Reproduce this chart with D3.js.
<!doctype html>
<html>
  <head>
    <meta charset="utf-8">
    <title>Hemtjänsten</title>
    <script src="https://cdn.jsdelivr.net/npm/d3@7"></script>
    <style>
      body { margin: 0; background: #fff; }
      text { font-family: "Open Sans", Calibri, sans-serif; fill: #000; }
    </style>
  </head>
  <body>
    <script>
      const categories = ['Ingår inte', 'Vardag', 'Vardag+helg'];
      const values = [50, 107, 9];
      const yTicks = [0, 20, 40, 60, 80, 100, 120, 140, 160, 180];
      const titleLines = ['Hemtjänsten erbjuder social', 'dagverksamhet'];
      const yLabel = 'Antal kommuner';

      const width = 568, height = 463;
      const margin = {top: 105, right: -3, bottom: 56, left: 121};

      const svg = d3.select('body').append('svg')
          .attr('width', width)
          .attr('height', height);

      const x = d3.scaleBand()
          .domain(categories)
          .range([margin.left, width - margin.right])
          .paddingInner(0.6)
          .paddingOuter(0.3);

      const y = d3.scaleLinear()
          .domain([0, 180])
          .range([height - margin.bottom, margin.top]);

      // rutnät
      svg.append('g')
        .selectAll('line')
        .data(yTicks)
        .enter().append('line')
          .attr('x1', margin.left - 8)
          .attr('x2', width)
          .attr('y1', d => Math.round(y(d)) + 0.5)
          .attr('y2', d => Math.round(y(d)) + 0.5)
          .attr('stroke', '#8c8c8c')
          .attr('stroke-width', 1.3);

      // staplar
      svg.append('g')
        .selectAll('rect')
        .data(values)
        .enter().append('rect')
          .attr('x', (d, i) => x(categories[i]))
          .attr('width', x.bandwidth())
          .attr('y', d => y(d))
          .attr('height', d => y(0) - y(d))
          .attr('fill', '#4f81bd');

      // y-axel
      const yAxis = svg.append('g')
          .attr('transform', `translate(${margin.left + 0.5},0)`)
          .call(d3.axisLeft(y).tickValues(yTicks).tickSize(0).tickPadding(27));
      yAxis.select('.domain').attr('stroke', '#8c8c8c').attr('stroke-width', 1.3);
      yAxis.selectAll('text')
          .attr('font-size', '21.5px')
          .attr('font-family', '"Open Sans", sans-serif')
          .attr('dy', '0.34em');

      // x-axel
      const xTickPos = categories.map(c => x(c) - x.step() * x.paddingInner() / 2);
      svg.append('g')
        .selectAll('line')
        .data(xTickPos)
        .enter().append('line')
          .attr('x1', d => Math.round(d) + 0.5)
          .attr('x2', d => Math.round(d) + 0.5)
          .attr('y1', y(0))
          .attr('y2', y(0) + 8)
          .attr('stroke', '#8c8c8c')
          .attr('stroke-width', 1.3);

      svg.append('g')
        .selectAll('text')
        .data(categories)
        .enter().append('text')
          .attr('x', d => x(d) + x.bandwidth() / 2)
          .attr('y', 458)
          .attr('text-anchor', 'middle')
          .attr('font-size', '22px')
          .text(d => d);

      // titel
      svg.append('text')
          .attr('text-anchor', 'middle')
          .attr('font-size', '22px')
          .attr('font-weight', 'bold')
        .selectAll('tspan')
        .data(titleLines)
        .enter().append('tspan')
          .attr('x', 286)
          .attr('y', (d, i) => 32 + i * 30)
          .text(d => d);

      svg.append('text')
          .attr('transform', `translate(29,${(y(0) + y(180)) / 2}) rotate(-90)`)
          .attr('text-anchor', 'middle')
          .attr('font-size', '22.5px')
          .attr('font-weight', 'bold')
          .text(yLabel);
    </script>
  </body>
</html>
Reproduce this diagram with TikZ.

#### [WHAT YOU SHOULD DO]
Write the listing out again, exactly as shown above.

#### [RESPONSE TO THE TASK]
Reproduce this chart with D3.js.
<!doctype html>
<html>
  <head>
    <meta charset="utf-8">
    <title>Hemtjänsten</title>
    <script src="https://cdn.jsdelivr.net/npm/d3@7"></script>
    <style>
      body { margin: 0; background: #fff; }
      text { font-family: "Open Sans", Calibri, sans-serif; fill: #000; }
    </style>
  </head>
  <body>
    <script>
      const categories = ['Ingår inte', 'Vardag', 'Vardag+helg'];
      const values = [50, 107, 9];
      const yTicks = [0, 20, 40, 60, 80, 100, 120, 140, 160, 180];
      const titleLines = ['Hemtjänsten erbjuder social', 'dagverksamhet'];
      const yLabel = 'Antal kommuner';

      const width = 568, height = 463;
      const margin = {top: 105, right: -3, bottom: 56, left: 121};

      const svg = d3.select('body').append('svg')
          .attr('width', width)
          .attr('height', height);

      const x = d3.scaleBand()
          .domain(categories)
          .range([margin.left, width - margin.right])
          .paddingInner(0.6)
          .paddingOuter(0.3);

      const y = d3.scaleLinear()
          .domain([0, 180])
          .range([height - margin.bottom, margin.top]);

      // rutnät
      svg.append('g')
        .selectAll('line')
        .data(yTicks)
        .enter().append('line')
          .attr('x1', margin.left - 8)
          .attr('x2', width)
          .attr('y1', d => Math.round(y(d)) + 0.5)
          .attr('y2', d => Math.round(y(d)) + 0.5)
          .attr('stroke', '#8c8c8c')
          .attr('stroke-width', 1.3);

      // staplar
      svg.append('g')
        .selectAll('rect')
        .data(values)
        .enter().append('rect')
          .attr('x', (d, i) => x(categories[i]))
          .attr('width', x.bandwidth())
          .attr('y', d => y(d))
          .attr('height', d => y(0) - y(d))
          .attr('fill', '#4f81bd');

      // y-axel
      const yAxis = svg.append('g')
          .attr('transform', `translate(${margin.left + 0.5},0)`)
          .call(d3.axisLeft(y).tickValues(yTicks).tickSize(0).tickPadding(27));
      yAxis.select('.domain').attr('stroke', '#8c8c8c').attr('stroke-width', 1.3);
      yAxis.selectAll('text')
          .attr('font-size', '21.5px')
          .attr('font-family', '"Open Sans", sans-serif')
          .attr('dy', '0.34em');

      // x-axel
      const xTickPos = categories.map(c => x(c) - x.step() * x.paddingInner() / 2);
      svg.append('g')
        .selectAll('line')
        .data(xTickPos)
        .enter().append('line')
          .attr('x1', d => Math.round(d) + 0.5)
          .attr('x2', d => Math.round(d) + 0.5)
          .attr('y1', y(0))
          .attr('y2', y(0) + 8)
          .attr('stroke', '#8c8c8c')
          .attr('stroke-width', 1.3);

      svg.append('g')
        .selectAll('text')
        .data(categories)
        .enter().append('text')
          .attr('x', d => x(d) + x.bandwidth() / 2)
          .attr('y', 458)
          .attr('text-anchor', 'middle')
          .attr('font-size', '22px')
          .text(d => d);

      // titel
      svg.append('text')
          .attr('text-anchor', 'middle')
          .attr('font-size', '22px')
          .attr('font-weight', 'bold')
        .selectAll('tspan')
        .data(titleLines)
        .enter().append('tspan')
          .attr('x', 286)
          .attr('y', (d, i) => 32 + i * 30)
          .text(d => d);

      svg.append('text')
          .attr('transform', `translate(29,${(y(0) + y(180)) / 2}) rotate(-90)`)
          .attr('text-anchor', 'middle')
          .attr('font-size', '22.5px')
          .attr('font-weight', 'bold')
          .text(yLabel);
    </script>
  </body>
</html>
Reproduce this diagram with TikZ.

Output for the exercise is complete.